# What the task requires
Count lines with "this" in them. Report only the total.

# Working data
---*---

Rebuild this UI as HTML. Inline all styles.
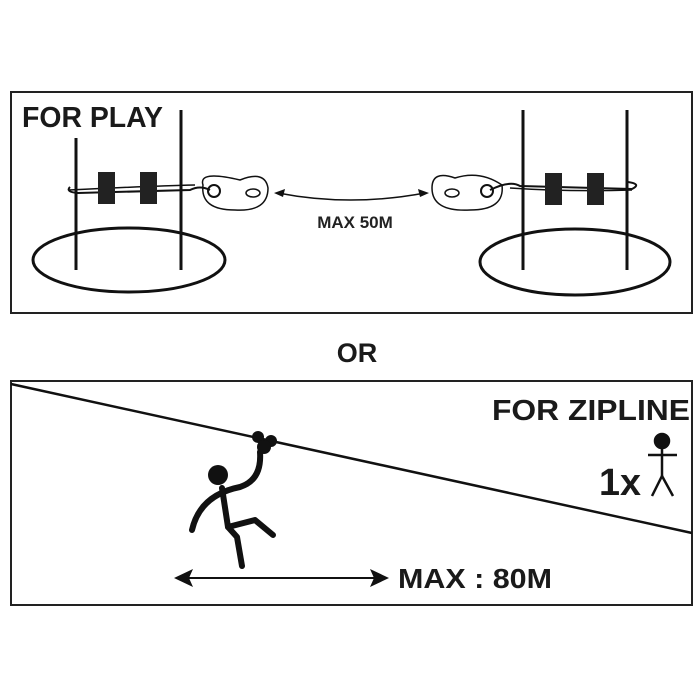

---*---

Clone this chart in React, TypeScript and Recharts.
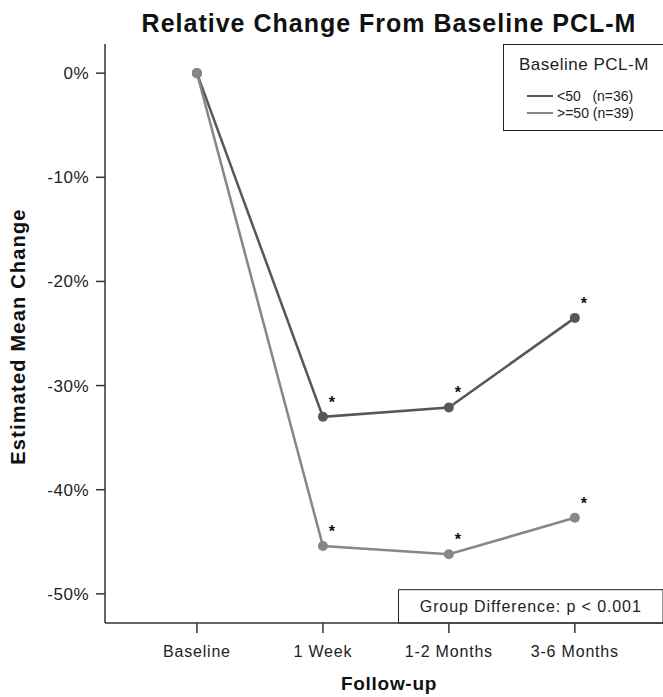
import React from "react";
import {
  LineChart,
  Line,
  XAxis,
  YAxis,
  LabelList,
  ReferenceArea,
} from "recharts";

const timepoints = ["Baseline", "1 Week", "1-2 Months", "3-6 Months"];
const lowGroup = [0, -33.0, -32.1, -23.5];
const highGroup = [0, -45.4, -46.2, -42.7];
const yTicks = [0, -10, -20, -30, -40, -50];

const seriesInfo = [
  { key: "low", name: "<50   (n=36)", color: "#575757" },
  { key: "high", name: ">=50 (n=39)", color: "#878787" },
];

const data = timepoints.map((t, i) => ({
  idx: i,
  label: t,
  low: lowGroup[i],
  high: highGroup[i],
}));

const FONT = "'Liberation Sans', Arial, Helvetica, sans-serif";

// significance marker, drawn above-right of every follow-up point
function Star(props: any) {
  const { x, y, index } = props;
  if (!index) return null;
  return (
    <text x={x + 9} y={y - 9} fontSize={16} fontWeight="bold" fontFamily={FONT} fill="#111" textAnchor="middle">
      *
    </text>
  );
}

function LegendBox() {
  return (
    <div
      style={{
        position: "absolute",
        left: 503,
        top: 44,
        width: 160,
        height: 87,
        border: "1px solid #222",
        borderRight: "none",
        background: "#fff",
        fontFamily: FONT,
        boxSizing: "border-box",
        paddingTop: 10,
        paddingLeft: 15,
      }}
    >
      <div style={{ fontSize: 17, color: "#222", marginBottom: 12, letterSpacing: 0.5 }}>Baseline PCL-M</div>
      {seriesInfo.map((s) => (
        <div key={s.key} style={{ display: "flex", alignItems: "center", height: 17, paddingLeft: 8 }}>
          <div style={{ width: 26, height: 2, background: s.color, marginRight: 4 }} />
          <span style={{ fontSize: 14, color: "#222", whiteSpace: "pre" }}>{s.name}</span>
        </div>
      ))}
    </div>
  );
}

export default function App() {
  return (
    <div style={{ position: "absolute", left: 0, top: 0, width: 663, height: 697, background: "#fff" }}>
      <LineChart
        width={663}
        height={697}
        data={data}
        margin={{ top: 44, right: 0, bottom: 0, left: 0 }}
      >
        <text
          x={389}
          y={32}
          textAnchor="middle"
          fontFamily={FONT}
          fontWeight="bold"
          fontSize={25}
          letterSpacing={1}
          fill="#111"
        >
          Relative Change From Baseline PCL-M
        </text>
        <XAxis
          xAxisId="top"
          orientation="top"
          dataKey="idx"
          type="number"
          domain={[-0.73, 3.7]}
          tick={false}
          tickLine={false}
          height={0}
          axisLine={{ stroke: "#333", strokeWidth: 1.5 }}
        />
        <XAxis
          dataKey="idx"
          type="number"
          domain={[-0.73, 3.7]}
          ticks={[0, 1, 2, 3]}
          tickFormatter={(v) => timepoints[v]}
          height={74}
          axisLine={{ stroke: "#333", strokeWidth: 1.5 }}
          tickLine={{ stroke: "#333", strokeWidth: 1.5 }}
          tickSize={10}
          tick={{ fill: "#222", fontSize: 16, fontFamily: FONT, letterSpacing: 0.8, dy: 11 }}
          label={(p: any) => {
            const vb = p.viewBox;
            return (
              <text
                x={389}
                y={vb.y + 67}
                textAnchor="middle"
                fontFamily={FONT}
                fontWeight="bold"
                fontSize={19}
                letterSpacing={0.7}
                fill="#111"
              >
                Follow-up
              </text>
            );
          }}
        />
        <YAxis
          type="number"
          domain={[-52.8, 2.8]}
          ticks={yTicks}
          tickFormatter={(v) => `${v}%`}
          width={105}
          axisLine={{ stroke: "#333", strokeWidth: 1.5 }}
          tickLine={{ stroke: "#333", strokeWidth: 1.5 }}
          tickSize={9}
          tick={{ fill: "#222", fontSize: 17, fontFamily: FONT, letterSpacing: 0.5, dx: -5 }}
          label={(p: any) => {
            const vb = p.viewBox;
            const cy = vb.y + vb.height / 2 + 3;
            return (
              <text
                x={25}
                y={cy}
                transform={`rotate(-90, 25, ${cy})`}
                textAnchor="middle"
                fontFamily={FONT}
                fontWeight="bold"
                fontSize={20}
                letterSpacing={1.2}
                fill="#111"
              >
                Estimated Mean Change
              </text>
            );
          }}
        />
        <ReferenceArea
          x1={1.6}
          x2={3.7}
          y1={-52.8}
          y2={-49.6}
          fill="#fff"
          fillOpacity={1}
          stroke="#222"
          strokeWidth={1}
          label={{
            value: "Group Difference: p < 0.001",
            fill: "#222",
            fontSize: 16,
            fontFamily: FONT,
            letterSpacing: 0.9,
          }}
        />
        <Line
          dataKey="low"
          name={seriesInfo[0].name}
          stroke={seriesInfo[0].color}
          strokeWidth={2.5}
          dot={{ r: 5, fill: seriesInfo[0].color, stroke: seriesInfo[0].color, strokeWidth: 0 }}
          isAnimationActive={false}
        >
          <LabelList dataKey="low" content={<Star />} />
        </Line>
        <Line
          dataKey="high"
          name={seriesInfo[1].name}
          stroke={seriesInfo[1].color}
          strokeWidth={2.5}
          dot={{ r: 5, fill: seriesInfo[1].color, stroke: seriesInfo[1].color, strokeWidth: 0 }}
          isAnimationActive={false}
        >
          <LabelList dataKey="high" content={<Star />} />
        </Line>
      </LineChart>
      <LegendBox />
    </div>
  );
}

---*---

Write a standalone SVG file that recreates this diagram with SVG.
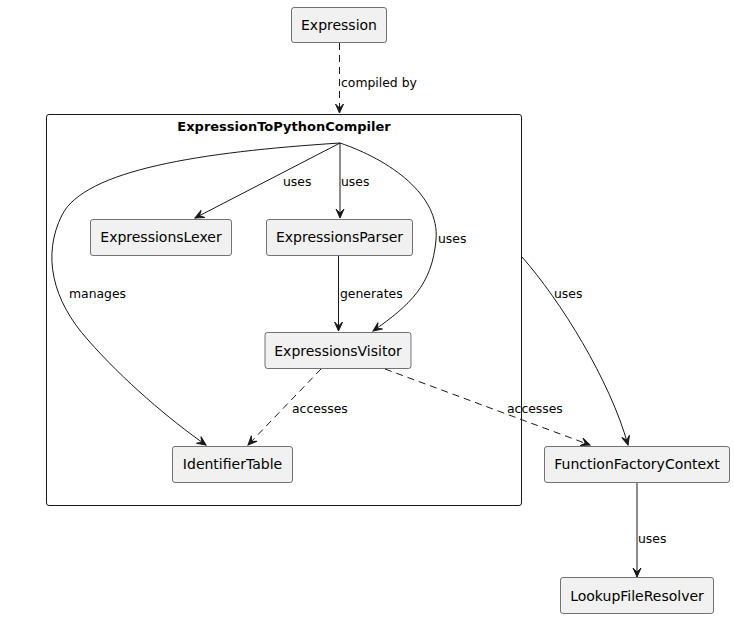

---*---

# The answer
3